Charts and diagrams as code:
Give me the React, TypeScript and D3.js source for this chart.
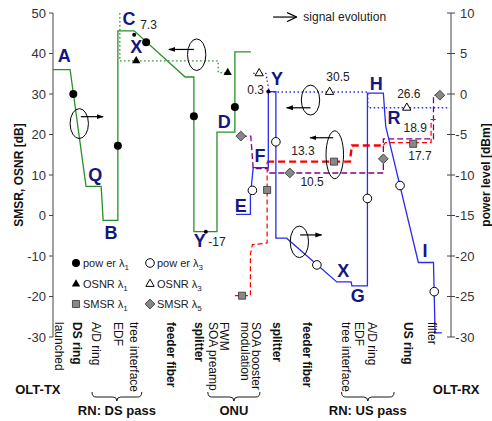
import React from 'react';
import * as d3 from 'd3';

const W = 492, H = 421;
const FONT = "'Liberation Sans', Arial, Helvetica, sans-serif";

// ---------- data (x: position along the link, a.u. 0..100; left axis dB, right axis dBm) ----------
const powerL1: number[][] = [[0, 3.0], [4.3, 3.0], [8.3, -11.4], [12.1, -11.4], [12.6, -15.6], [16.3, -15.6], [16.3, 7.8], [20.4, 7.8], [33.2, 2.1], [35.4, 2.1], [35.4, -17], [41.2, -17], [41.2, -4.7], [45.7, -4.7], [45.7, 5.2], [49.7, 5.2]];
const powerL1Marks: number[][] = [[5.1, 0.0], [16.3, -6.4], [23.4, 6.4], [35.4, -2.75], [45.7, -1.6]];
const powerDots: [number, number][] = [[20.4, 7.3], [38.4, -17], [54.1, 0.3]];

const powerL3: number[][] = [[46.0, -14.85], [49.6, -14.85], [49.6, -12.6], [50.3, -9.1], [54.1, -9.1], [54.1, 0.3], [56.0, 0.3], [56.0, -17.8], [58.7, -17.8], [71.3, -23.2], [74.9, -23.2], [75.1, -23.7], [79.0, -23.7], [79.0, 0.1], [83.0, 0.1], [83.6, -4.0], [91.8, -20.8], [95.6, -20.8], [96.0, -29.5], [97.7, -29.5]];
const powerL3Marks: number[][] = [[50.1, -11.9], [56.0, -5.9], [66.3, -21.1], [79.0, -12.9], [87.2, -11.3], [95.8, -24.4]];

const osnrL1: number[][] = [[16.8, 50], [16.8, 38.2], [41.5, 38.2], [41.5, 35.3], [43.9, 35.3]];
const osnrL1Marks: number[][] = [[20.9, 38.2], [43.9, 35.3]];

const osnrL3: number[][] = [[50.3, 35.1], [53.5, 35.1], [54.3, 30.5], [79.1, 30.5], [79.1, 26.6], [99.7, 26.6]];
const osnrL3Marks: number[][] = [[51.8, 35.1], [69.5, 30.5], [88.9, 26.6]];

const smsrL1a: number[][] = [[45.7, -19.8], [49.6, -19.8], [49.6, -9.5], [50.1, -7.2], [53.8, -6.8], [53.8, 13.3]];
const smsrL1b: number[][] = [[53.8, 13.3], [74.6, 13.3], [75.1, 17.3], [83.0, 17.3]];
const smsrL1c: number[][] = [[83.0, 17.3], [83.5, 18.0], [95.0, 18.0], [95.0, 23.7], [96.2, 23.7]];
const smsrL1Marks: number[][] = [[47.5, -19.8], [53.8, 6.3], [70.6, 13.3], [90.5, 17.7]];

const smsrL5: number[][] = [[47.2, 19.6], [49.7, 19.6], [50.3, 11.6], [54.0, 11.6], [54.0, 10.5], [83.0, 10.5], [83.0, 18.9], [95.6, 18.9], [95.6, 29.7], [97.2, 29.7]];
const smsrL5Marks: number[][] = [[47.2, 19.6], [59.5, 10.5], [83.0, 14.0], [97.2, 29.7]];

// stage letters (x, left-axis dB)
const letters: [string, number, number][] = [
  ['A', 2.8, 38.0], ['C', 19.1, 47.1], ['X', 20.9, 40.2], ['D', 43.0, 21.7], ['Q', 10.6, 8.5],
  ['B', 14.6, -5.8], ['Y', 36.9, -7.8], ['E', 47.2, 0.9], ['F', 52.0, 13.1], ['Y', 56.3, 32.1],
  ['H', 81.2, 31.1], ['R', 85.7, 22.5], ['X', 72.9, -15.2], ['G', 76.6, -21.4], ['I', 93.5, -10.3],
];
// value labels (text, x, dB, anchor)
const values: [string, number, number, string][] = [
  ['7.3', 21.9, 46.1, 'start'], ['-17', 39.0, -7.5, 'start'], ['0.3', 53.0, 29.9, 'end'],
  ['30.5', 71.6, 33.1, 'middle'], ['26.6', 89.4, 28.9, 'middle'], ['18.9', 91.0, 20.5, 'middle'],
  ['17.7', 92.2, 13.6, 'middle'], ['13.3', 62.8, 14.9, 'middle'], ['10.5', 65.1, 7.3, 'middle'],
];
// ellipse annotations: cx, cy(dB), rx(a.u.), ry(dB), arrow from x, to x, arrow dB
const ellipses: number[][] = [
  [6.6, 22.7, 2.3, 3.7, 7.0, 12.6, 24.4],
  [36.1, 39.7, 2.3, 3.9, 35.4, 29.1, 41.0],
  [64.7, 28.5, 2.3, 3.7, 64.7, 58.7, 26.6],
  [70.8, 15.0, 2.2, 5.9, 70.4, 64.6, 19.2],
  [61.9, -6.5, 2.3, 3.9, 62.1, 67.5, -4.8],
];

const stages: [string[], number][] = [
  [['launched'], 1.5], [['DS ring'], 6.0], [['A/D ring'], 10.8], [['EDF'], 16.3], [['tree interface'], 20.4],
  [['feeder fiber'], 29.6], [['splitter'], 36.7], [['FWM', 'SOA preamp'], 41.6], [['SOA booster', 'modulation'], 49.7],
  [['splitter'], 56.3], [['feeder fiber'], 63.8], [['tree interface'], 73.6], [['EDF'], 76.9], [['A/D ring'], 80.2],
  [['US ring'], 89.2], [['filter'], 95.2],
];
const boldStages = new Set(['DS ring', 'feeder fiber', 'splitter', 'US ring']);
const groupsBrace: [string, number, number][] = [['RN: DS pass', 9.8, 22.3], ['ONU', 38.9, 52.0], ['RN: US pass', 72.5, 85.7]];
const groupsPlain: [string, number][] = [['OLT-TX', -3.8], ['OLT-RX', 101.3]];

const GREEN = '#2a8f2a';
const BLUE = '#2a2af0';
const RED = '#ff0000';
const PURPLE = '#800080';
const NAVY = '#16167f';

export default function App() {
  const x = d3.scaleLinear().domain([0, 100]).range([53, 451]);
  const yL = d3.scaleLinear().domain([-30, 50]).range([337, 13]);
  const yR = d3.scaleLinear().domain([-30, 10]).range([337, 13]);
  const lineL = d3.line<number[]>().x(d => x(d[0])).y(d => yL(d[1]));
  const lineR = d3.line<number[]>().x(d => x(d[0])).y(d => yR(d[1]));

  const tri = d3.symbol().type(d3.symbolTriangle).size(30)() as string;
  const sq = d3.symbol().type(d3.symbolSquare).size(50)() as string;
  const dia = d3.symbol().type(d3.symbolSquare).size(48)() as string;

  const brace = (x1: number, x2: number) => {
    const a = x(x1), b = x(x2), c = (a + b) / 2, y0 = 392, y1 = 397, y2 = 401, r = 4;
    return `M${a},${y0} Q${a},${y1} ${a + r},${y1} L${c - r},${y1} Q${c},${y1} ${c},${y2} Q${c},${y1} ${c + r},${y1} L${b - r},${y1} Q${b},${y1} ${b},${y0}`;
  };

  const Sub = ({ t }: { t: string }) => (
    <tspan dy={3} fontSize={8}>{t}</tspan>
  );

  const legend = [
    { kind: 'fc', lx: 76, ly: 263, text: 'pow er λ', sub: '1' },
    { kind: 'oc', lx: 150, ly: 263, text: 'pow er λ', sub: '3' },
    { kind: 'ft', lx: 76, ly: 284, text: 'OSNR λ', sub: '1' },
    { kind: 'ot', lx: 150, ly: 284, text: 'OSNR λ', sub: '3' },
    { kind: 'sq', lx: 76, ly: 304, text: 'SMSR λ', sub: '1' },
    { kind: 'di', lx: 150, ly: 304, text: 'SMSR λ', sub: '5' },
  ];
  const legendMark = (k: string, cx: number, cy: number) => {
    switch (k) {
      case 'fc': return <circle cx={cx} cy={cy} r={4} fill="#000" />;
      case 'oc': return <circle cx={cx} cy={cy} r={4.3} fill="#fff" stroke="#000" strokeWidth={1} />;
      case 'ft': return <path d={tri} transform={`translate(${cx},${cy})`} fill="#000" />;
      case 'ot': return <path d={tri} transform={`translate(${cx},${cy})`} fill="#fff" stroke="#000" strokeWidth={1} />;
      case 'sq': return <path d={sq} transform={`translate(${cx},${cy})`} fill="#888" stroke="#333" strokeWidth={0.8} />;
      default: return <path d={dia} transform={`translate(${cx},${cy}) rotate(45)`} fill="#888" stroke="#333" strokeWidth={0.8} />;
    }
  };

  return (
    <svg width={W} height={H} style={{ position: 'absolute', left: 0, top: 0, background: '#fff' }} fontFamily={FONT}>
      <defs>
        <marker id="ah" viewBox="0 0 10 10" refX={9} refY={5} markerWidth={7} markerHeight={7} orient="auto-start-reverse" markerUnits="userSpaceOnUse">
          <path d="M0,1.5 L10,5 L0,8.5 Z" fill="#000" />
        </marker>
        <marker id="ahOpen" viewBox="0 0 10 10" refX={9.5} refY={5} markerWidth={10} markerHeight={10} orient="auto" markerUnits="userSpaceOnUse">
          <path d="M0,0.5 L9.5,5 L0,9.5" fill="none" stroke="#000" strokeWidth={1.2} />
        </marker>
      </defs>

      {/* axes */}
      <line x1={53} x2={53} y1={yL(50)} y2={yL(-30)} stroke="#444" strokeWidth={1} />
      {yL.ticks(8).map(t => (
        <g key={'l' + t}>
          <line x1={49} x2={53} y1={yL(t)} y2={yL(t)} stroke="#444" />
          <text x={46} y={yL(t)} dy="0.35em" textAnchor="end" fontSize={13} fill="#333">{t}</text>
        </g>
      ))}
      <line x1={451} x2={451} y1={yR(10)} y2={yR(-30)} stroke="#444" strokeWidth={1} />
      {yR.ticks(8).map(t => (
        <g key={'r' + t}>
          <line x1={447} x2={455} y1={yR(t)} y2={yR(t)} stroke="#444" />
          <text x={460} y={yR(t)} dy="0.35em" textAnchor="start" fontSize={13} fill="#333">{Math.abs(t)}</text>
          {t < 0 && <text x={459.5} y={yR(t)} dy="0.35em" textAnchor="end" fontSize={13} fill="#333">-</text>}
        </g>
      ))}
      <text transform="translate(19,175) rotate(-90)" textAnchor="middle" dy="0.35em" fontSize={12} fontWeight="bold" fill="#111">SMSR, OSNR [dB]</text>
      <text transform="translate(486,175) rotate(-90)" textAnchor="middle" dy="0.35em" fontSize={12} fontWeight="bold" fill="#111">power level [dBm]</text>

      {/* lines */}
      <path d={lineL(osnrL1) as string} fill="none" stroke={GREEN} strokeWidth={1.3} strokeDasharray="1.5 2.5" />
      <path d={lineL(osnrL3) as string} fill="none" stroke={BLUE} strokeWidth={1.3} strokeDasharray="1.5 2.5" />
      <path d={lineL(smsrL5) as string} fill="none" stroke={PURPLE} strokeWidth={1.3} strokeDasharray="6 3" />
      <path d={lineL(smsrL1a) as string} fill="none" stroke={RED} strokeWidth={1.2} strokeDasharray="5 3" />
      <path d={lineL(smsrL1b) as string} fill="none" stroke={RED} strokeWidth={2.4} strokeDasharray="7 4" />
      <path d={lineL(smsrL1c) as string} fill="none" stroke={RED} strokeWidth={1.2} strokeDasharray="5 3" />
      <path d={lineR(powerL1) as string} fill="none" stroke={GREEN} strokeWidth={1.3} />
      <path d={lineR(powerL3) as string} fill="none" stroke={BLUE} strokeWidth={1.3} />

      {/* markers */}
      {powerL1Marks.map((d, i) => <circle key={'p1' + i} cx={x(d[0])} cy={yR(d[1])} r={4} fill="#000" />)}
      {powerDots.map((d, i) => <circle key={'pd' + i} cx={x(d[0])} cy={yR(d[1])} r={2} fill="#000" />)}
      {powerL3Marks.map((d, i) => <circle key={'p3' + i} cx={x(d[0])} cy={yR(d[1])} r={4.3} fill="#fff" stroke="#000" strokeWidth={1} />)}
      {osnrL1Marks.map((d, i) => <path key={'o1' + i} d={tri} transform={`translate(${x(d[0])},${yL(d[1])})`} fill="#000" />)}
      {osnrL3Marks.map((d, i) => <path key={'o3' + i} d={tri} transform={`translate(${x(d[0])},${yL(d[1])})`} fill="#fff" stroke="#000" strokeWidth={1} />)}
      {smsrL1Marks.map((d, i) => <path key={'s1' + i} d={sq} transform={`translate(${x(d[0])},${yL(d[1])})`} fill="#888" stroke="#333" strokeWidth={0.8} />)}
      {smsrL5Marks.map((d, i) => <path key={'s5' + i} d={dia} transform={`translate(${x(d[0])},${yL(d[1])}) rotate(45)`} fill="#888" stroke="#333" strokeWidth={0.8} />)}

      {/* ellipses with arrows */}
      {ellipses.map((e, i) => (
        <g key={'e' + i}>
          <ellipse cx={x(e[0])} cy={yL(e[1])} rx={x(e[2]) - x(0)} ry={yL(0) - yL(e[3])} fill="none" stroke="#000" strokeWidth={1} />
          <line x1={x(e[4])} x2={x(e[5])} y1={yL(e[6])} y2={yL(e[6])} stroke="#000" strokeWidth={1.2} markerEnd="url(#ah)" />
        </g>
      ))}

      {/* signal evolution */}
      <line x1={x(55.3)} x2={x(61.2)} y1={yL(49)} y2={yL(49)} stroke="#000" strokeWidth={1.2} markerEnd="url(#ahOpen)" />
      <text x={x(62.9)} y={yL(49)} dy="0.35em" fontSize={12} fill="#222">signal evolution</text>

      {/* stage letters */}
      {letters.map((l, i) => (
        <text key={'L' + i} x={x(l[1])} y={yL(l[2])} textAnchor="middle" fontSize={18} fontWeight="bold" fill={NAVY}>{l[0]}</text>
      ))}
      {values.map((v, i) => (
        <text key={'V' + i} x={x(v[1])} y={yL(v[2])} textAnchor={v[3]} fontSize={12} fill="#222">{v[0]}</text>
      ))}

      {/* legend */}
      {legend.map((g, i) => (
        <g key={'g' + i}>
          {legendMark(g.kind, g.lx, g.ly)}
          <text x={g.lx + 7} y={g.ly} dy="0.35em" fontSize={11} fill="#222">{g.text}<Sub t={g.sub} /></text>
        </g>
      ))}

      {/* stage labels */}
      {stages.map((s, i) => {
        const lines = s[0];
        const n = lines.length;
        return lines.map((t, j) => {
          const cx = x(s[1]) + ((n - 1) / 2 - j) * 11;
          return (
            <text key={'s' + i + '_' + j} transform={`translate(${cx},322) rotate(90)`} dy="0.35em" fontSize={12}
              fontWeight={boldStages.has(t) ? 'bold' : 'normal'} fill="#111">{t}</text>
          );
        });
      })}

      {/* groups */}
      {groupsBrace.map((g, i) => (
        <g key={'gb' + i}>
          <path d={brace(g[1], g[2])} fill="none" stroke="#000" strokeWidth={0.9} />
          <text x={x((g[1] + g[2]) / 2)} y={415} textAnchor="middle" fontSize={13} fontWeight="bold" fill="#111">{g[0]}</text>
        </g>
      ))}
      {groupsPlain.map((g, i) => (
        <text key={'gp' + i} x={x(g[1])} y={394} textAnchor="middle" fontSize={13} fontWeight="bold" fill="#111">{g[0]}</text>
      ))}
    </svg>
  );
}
...
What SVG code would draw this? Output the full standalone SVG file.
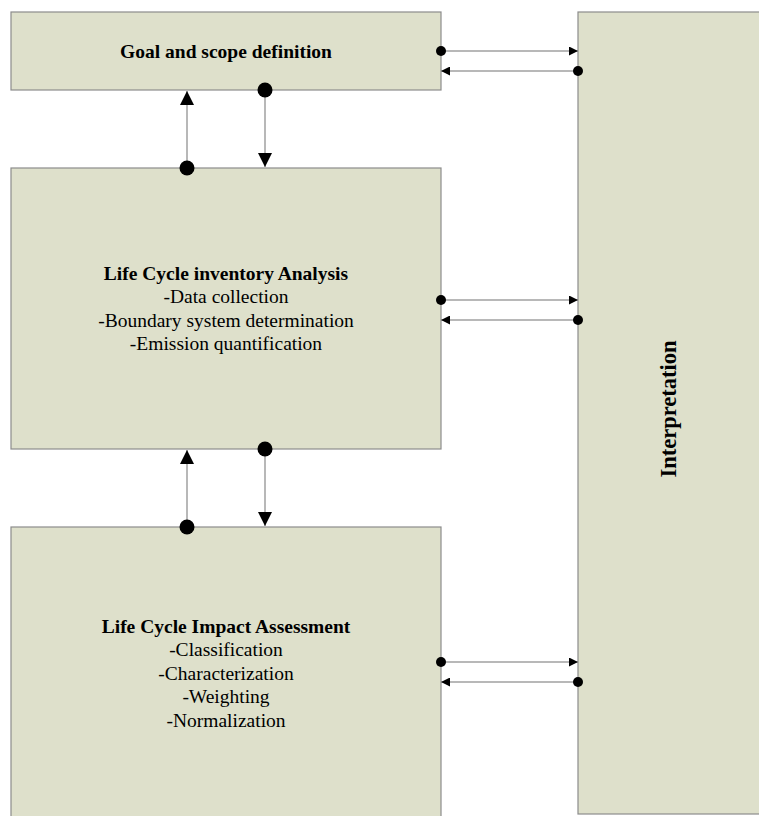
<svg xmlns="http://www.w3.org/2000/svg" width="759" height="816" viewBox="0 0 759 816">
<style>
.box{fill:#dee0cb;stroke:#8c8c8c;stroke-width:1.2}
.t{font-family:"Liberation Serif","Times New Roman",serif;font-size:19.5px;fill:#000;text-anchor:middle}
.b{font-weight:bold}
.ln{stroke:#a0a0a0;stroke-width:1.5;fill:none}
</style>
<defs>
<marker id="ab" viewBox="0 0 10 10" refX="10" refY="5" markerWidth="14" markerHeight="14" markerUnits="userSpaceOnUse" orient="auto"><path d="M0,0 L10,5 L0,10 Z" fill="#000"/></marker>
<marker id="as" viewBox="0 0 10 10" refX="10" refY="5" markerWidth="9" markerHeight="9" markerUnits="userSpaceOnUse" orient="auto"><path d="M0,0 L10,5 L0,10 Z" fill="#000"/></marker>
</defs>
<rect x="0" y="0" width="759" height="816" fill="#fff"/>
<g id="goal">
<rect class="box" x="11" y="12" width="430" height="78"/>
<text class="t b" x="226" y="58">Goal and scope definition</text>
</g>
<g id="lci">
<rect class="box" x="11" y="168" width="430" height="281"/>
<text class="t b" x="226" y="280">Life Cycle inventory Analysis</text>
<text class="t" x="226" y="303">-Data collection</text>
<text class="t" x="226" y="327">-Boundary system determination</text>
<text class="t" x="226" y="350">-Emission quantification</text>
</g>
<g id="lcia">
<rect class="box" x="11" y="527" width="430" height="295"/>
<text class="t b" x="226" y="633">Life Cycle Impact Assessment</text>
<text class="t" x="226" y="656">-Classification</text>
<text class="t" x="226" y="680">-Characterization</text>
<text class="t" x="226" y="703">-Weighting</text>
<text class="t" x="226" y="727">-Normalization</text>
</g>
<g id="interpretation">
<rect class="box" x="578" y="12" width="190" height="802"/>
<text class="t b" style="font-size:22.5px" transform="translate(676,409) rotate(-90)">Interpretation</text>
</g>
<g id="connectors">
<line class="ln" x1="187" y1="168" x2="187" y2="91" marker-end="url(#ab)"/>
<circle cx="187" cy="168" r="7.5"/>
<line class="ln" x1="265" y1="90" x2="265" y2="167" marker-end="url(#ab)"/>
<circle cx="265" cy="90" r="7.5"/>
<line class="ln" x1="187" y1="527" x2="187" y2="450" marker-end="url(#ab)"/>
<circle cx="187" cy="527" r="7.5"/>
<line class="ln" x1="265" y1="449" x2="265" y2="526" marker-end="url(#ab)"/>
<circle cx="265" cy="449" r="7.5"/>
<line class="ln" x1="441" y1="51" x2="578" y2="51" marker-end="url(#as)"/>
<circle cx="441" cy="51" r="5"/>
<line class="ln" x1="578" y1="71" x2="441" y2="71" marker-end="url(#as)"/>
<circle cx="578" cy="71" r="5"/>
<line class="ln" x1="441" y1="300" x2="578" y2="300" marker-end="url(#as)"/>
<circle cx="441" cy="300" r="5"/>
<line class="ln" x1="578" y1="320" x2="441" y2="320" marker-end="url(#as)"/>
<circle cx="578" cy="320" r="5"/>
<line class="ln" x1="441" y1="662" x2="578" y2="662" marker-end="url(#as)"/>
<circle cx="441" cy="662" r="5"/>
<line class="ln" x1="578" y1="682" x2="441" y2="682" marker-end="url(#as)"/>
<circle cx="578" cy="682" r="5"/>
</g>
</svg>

◆ PROBLEM TO SOLVE
Do not copy any pictures. Retype exactly the stretch from the line with "Give me the" through the line with "const smsrL1Marks: number[][]".

◆ RESULT OF THIS EXERCISE
Give me the React, TypeScript and D3.js source for this chart.
import React from 'react';
import * as d3 from 'd3';

const W = 492, H = 421;
const FONT = "'Liberation Sans', Arial, Helvetica, sans-serif";

// ---------- data (x: position along the link, a.u. 0..100; left axis dB, right axis dBm) ----------
const powerL1: number[][] = [[0, 3.0], [4.3, 3.0], [8.3, -11.4], [12.1, -11.4], [12.6, -15.6], [16.3, -15.6], [16.3, 7.8], [20.4, 7.8], [33.2, 2.1], [35.4, 2.1], [35.4, -17], [41.2, -17], [41.2, -4.7], [45.7, -4.7], [45.7, 5.2], [49.7, 5.2]];
const powerL1Marks: number[][] = [[5.1, 0.0], [16.3, -6.4], [23.4, 6.4], [35.4, -2.75], [45.7, -1.6]];
const powerDots: [number, number][] = [[20.4, 7.3], [38.4, -17], [54.1, 0.3]];

const powerL3: number[][] = [[46.0, -14.85], [49.6, -14.85], [49.6, -12.6], [50.3, -9.1], [54.1, -9.1], [54.1, 0.3], [56.0, 0.3], [56.0, -17.8], [58.7, -17.8], [71.3, -23.2], [74.9, -23.2], [75.1, -23.7], [79.0, -23.7], [79.0, 0.1], [83.0, 0.1], [83.6, -4.0], [91.8, -20.8], [95.6, -20.8], [96.0, -29.5], [97.7, -29.5]];
const powerL3Marks: number[][] = [[50.1, -11.9], [56.0, -5.9], [66.3, -21.1], [79.0, -12.9], [87.2, -11.3], [95.8, -24.4]];

const osnrL1: number[][] = [[16.8, 50], [16.8, 38.2], [41.5, 38.2], [41.5, 35.3], [43.9, 35.3]];
const osnrL1Marks: number[][] = [[20.9, 38.2], [43.9, 35.3]];

const osnrL3: number[][] = [[50.3, 35.1], [53.5, 35.1], [54.3, 30.5], [79.1, 30.5], [79.1, 26.6], [99.7, 26.6]];
const osnrL3Marks: number[][] = [[51.8, 35.1], [69.5, 30.5], [88.9, 26.6]];

const smsrL1a: number[][] = [[45.7, -19.8], [49.6, -19.8], [49.6, -9.5], [50.1, -7.2], [53.8, -6.8], [53.8, 13.3]];
const smsrL1b: number[][] = [[53.8, 13.3], [74.6, 13.3], [75.1, 17.3], [83.0, 17.3]];
const smsrL1c: number[][] = [[83.0, 17.3], [83.5, 18.0], [95.0, 18.0], [95.0, 23.7], [96.2, 23.7]];
const smsrL1Marks: number[][] = [[47.5, -19.8], [53.8, 6.3], [70.6, 13.3], [90.5, 17.7]];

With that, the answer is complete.